For the US ethanol market, 2020 looks to be a challenging year, filled with uncertainty both from outside the industry and within.
International trade policy, government regulations and weather are expected to make big impacts on the market, but ethanol producers themselves will have a large influence on how prices react in the upcoming year.
"Unfortunately, I think this could be a few tough months," a source told S&P Platts.
AT THE MARGINS
Ethanol prices bounced between soaring highs and woeful lows in 2019, mostly the result of vacillating crush margins. A steep drop in corn prices in June inflated crush margins and pushed producers to churn out vast amounts of ethanol. Then margins cratered because of oversupply, and producers had to idle or shut down ethanol plants.
Ethanol executives late in the year pointed to the need for companies to be more cautious when ramping up production.
"We are cautiously optimistic that we will see an industry that will continue to keep supply and demand in better balance," Neil Koehler, CEO of Pacific Ethanol, said during the company's most recent earnings call. "But you're right, there's always that risk that with the positive margins, which we have not seen in quite some time, that we overdo it as an industry and we ramp up production, and we get back out of balance."
There's not much evidence, however, that the industry is learning any lessons from 2019. Since reaching a 2019 low of 943,000 b/d for the week of September 24, domestic ethanol production rose in 12 of the next 13 weeks. Consequently, crush margins, which had recovered from the summer plunge to rise above zero in September, fell back into negative territory in the last week of 2019.
MOTHER NATURE
Production won't be the only factor to affect crush margins. Weather will have a large impact as well. The past year brought volatile conditions that wreaked havoc on feedstock corn prices. Floods and brutal cold caused uncertainty with the US corn crop, and that uncertainty translated into higher corn futures.
But when USDA data showed the crop wouldn't be as harshly affected as the market expected, futures plunged and margins swelled. The end result was the aforementioned surge in ethanol production. The cold weather also disrupted rail lines and shipping lanes, pushing up prices in coastal markets isolated from the Midwest.
Experts expect that those dramatic weather patterns could become the new normal.
Weather could play a part not just in the US, but in other regions as well. Traders will keep a close watch on the progress of the South American corn-growing areas to see if weather affects that continent's crop as well.
"Everyone's keeping an eye on South American corn," the source said. "If the South American crop starts to look good, and we don't have China (as an export market), then corn prices could get low. Then we may start producing more ethanol."
GO WEST TO THE FAR EAST
US ethanol producers have been cut off from the world's second-largest economy since China imposed steep tariffs on US ethanol imports in recent years. Ethanol leaders feel the industry has maxed out its growth domestically, so US ethanol needs foreign markets to expand.

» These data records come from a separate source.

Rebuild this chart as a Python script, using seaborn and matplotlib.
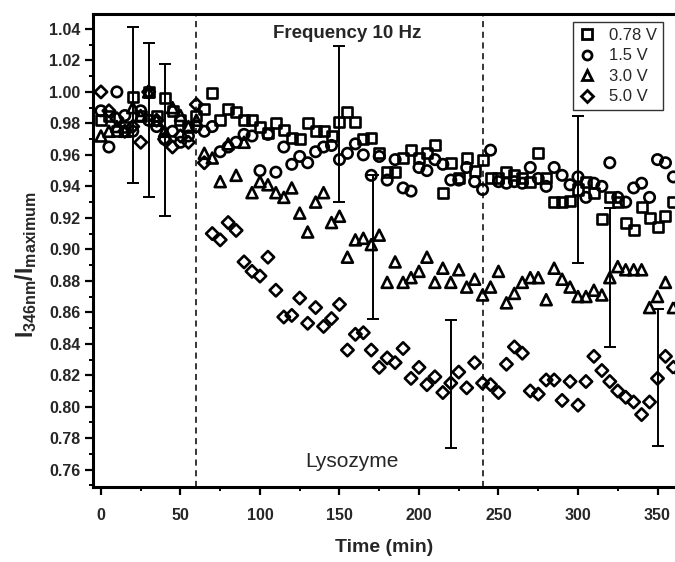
import numpy as np
import pandas as pd
import matplotlib
matplotlib.use("Agg")
import matplotlib.pyplot as plt
import seaborn as sns
from matplotlib.lines import Line2D
from matplotlib.ticker import MultipleLocator

time_min = list(range(0, 365, 5))

v078 = [0.982, 0.985, 0.975, 0.978, 0.997, 0.985, 1.000, 0.985, 0.996, 0.988,
        0.982, 0.978, 0.985, 0.989, 0.999, 0.982, 0.989, 0.987, 0.982, 0.982,
        0.978, 0.974, 0.980, 0.976, 0.971, 0.970, 0.980, 0.975, 0.975, 0.972,
        0.981, 0.987, 0.981, 0.970, 0.971, 0.961, 0.949, 0.949, 0.958, 0.963,
        0.958, 0.961, 0.966, 0.936, 0.955, 0.945, 0.958, 0.950, 0.957, 0.945,
        0.945, 0.949, 0.947, 0.945, 0.943, 0.961, 0.945, 0.930, 0.930, 0.931,
        0.938, 0.943, 0.936, 0.919, 0.933, 0.930, 0.917, 0.912, 0.927, 0.920,
        0.914, 0.921, 0.930]

v15 = [0.988, 0.965, 1.000, 0.985, 0.975, 0.988, 0.982, 0.978, 0.970, 0.975,
       0.968, 0.972, 0.978, 0.975, 0.978, 0.962, 0.965, 0.968, 0.973, 0.972,
       0.950, 0.973, 0.949, 0.965, 0.954, 0.959, 0.955, 0.962, 0.965, 0.966,
       0.957, 0.961, 0.967, 0.960, 0.947, 0.959, 0.944, 0.957, 0.939, 0.937,
       0.952, 0.950, 0.957, 0.954, 0.944, 0.944, 0.952, 0.943, 0.938, 0.963,
       0.943, 0.942, 0.943, 0.942, 0.952, 0.945, 0.940, 0.952, 0.947, 0.941,
       0.946, 0.933, 0.942, 0.940, 0.955, 0.933, 0.930, 0.939, 0.942, 0.933,
       0.957, 0.955, 0.946]

v30 = [0.972, 0.975, 0.978, 0.975, 0.990, 0.985, 1.000, 0.982, 0.975, 0.990,
       0.985, 0.978, 0.982, 0.961, 0.958, 0.943, 0.967, 0.947, 0.968, 0.936,
       0.943, 0.941, 0.936, 0.933, 0.939, 0.923, 0.911, 0.930, 0.936, 0.917,
       0.921, 0.895, 0.906, 0.907, 0.903, 0.909, 0.879, 0.892, 0.879, 0.882,
       0.886, 0.895, 0.879, 0.888, 0.879, 0.887, 0.876, 0.881, 0.871, 0.876,
       0.886, 0.866, 0.872, 0.879, 0.882, 0.882, 0.868, 0.888, 0.881, 0.876,
       0.870, 0.870, 0.874, 0.871, 0.882, 0.889, 0.887, 0.887, 0.887, 0.863,
       0.870, 0.879, 0.863]

v50 = [1.000, 0.988, 0.983, 0.975, 0.978, 0.968, 1.000, 0.982, 0.970, 0.965,
       0.972, 0.968, 0.992, 0.955, 0.910, 0.906, 0.917, 0.912, 0.892, 0.886,
       0.883, 0.895, 0.874, 0.857, 0.858, 0.869, 0.853, 0.863, 0.851, 0.856,
       0.865, 0.836, 0.846, 0.847, 0.836, 0.825, 0.831, 0.828, 0.837, 0.818,
       0.825, 0.814, 0.819, 0.809, 0.815, 0.822, 0.812, 0.828, 0.815, 0.814,
       0.809, 0.827, 0.838, 0.834, 0.810, 0.808, 0.817, 0.817, 0.804, 0.816,
       0.801, 0.816, 0.832, 0.823, 0.816, 0.810, 0.806, 0.803, 0.795, 0.803,
       0.818, 0.832, 0.825]

series_labels = ["0.78 V", "1.5 V", "3.0 V", "5.0 V"]
series_markers = {"0.78 V": "s", "1.5 V": "o", "3.0 V": "^", "5.0 V": "D"}

err_t = [20, 30, 40, 150, 171, 220, 300, 320, 350]
err_lo = [0.942, 0.933, 0.921, 0.930, 0.856, 0.774, 0.891, 0.838, 0.775]
err_hi = [1.041, 1.031, 1.018, 1.029, 0.947, 0.855, 0.985, 0.926, 0.862]

x_ticks = [0, 50, 100, 150, 200, 250, 300, 350]
y_ticks = [0.76, 0.78, 0.80, 0.82, 0.84, 0.86, 0.88, 0.90, 0.92, 0.94,
           0.96, 0.98, 1.00, 1.02, 1.04]

df = pd.concat([
    pd.DataFrame({"t": time_min, "v": vals, "series": lab})
    for vals, lab in zip([v078, v15, v30, v50], series_labels)
])

sns.set_theme(style="ticks")
plt.rcParams["font.family"] = ["Liberation Sans", "DejaVu Sans"]
plt.rcParams["mathtext.fontset"] = "custom"
plt.rcParams["mathtext.bf"] = "Liberation Sans:bold"
plt.rcParams["mathtext.rm"] = "Liberation Sans"

fig = plt.figure(figsize=(6.75, 5.62), dpi=100)
ax = fig.add_axes([93 / 675, 1 - 487 / 562, 1 - 93 / 675, (487 - 14) / 562])

sizes = {"0.78 V": 52, "1.5 V": 56, "3.0 V": 62, "5.0 V": 40}
for lab in series_labels:
    sub = df[df["series"] == lab]
    sns.scatterplot(data=sub, x="t", y="v", marker=series_markers[lab],
                    s=sizes[lab], color="black", linewidth=1.9, ax=ax,
                    legend=False, zorder=3)
for coll in ax.collections:
    coll.set_facecolor("none")
    coll.set_edgecolor("black")

mid = [(a + b) / 2 for a, b in zip(err_lo, err_hi)]
half = [(b - a) / 2 for a, b in zip(err_lo, err_hi)]
ax.errorbar(err_t, mid, yerr=half, fmt="none", ecolor="black",
            elinewidth=1.4, capsize=4, capthick=1.4, zorder=4)

ax.axvline(60, color="black", linestyle=(0, (4, 3)), linewidth=1.1)
ax.axvline(240, color="black", linestyle=(0, (4, 3)), linewidth=1.1)

ax.set_xlim(-5, 361)
ax.set_ylim(0.749, 1.0495)
ax.set_xticks(x_ticks)
ax.set_yticks(y_ticks)
ax.xaxis.set_minor_locator(MultipleLocator(25))
ax.yaxis.set_minor_locator(MultipleLocator(0.01))
ax.set_yticklabels([f"{y:.2f}" for y in y_ticks])
for lbl in ax.get_xticklabels() + ax.get_yticklabels():
    lbl.set_fontweight("bold")
    lbl.set_fontsize(11.5)
ax.tick_params(axis="both", which="major", direction="out", length=6,
               width=1.6, color="black")
ax.tick_params(axis="both", which="minor", direction="out", length=3,
               width=1.4, color="black")
ax.tick_params(axis="x", which="major", pad=9)
ax.tick_params(axis="y", which="major", pad=3)

for side in ["left", "bottom", "top"]:
    ax.spines[side].set_linewidth(2.2)
    ax.spines[side].set_color("black")
ax.spines["right"].set_visible(False)

ax.set_xlabel("Time (min)", fontsize=14, fontweight="bold", labelpad=12)
ax.set_ylabel(r"$\mathbf{I_{346nm}/I_{maximum}}$", fontsize=16.5)
ax.yaxis.set_label_coords(-0.092, 0.47)

ax.text(155, 1.037, "Frequency 10 Hz", fontsize=13.5, fontweight="bold",
        ha="center", va="center")
ax.text(158, 0.765, "Lysozyme", fontsize=15, ha="center", va="center")

handles = [Line2D([], [], marker=series_markers[l], linestyle="none",
                  markerfacecolor="none", markeredgecolor="black",
                  markeredgewidth=2.0, markersize=6.5) for l in series_labels]
leg = ax.legend(handles, series_labels, loc="upper left",
                bbox_to_anchor=(0.825, 0.983), borderaxespad=0,
                frameon=True, fancybox=False,
                edgecolor="black", fontsize=12, handletextpad=0.8,
                handlelength=1.0, borderpad=0.35, labelspacing=0.33)
leg.get_frame().set_linewidth(1.0)

fig.savefig("out.png", dpi=100, facecolor="white")
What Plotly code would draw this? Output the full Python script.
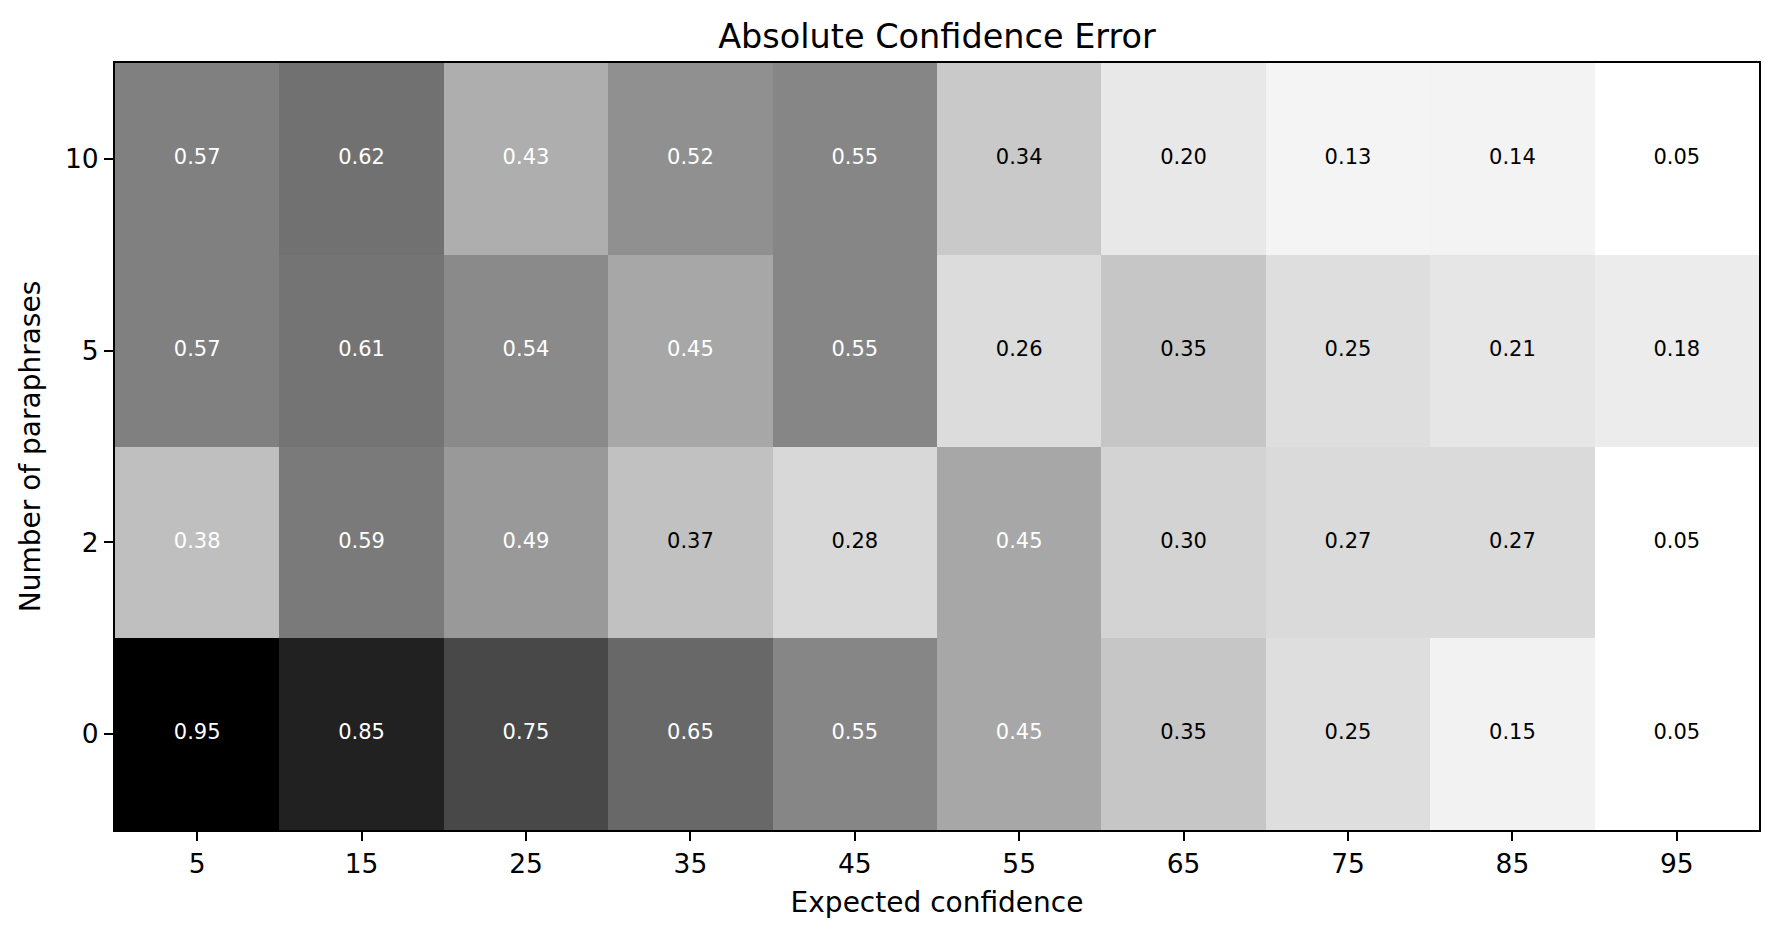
import plotly.graph_objects as go

# data
expected_conf = ["5", "15", "25", "35", "45", "55", "65", "75", "85", "95"]
n_paraphrases = ["0", "2", "5", "10"]

err_0 = [0.95, 0.85, 0.75, 0.65, 0.55, 0.45, 0.35, 0.25, 0.15, 0.05]
err_2 = [0.38, 0.59, 0.49, 0.37, 0.28, 0.45, 0.30, 0.27, 0.27, 0.05]
err_5 = [0.57, 0.61, 0.54, 0.45, 0.55, 0.26, 0.35, 0.25, 0.21, 0.18]
err_10 = [0.57, 0.62, 0.43, 0.52, 0.55, 0.34, 0.20, 0.13, 0.14, 0.05]

z = [err_0, err_2, err_5, err_10]

# matplotlib "Greys"
greys = ["#ffffff", "#f0f0f0", "#d9d9d9", "#bdbdbd", "#969696",
         "#737373", "#525252", "#252525", "#000000"]
colorscale = [[i / (len(greys) - 1), c] for i, c in enumerate(greys)]

FONT = "DejaVu Sans"

fig = go.Figure(go.Heatmap(
    x=expected_conf, y=n_paraphrases, z=z,
    colorscale=colorscale, zmin=0.05, zmax=0.95,
    showscale=False, hoverinfo="skip",
))

# cell labels
tx, ty, tt, tc = [], [], [], []
for row, yv in zip(z, n_paraphrases):
    for v, xv in zip(row, expected_conf):
        tx.append(xv)
        ty.append(yv)
        tt.append(f"{v:.2f}")
        tc.append("white" if v >= 0.38 else "black")

fig.add_trace(go.Scatter(
    x=tx, y=ty, text=tt, mode="text",
    textfont=dict(family=FONT, size=21, color=tc),
    hoverinfo="skip", showlegend=False,
))

# page body has an 8px margin, so keep the figure inside the window
fig.update_layout(
    width=1764, height=922,
    margin=dict(l=107, r=11, t=55, b=100),
    paper_bgcolor="white", plot_bgcolor="white",
    font=dict(family=FONT, color="black"),
    title=dict(text="Absolute Confidence Error", x=0.5, xref="paper", xanchor="center",
               y=1 - 28 / 922, yref="container", yanchor="middle",
               font=dict(family=FONT, size=33.5, color="black")),
    showlegend=False,
)

axis_style = dict(
    showline=True, mirror=True, linecolor="black", linewidth=2,
    ticks="outside", ticklen=9, tickwidth=2, tickcolor="black",
    tickfont=dict(family=FONT, size=26.5, color="black"),
    showgrid=False, zeroline=False, type="category", tickangle=0,
)
fig.update_xaxes(**axis_style, range=[-0.5, len(expected_conf) - 0.5],
                 title=dict(text="Expected confidence", standoff=15,
                            font=dict(family=FONT, size=28, color="black")))
fig.update_yaxes(**axis_style, range=[-0.5, len(n_paraphrases) - 0.5],
                 title=dict(text="Number of paraphrases", standoff=16,
                            font=dict(family=FONT, size=28, color="black")))

fig.write_html("out.html")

In December, the icy trade relationship between the US and China saw a bit of a thaw, as the two countries reached a "Phase One" trade deal that would include billions of dollars in purchases of US agricultural goods.
That could signal good things for the future of the US ethanol market, which exported 204 million liters of ethanol in 2018 but has only exported 212,000 through the first 10 months of 2019.
But any trade pact between China and the US can fall apart, as negotiations showed in 2019. In the meantime, the ethanol market has other regulations to deal with when it comes to Washington.
The Trump administration has tried to placate the domestic biofuels industry and assure it that it has its support. But many felt betrayed by the US Environmental Protection Agency's recent decision on how to deal with small refinery exemptions, which critics say undercuts federal biofuels blending requirements.
The EPA issued a waiver to allow for year-round sales of 15% ethanol gas blends as a carrot to biofuels supporters, but it will take a long time for demand to develop for higher blends. Meanwhile, domestic ethanol producers felt that Trump was siding with refining interests over them.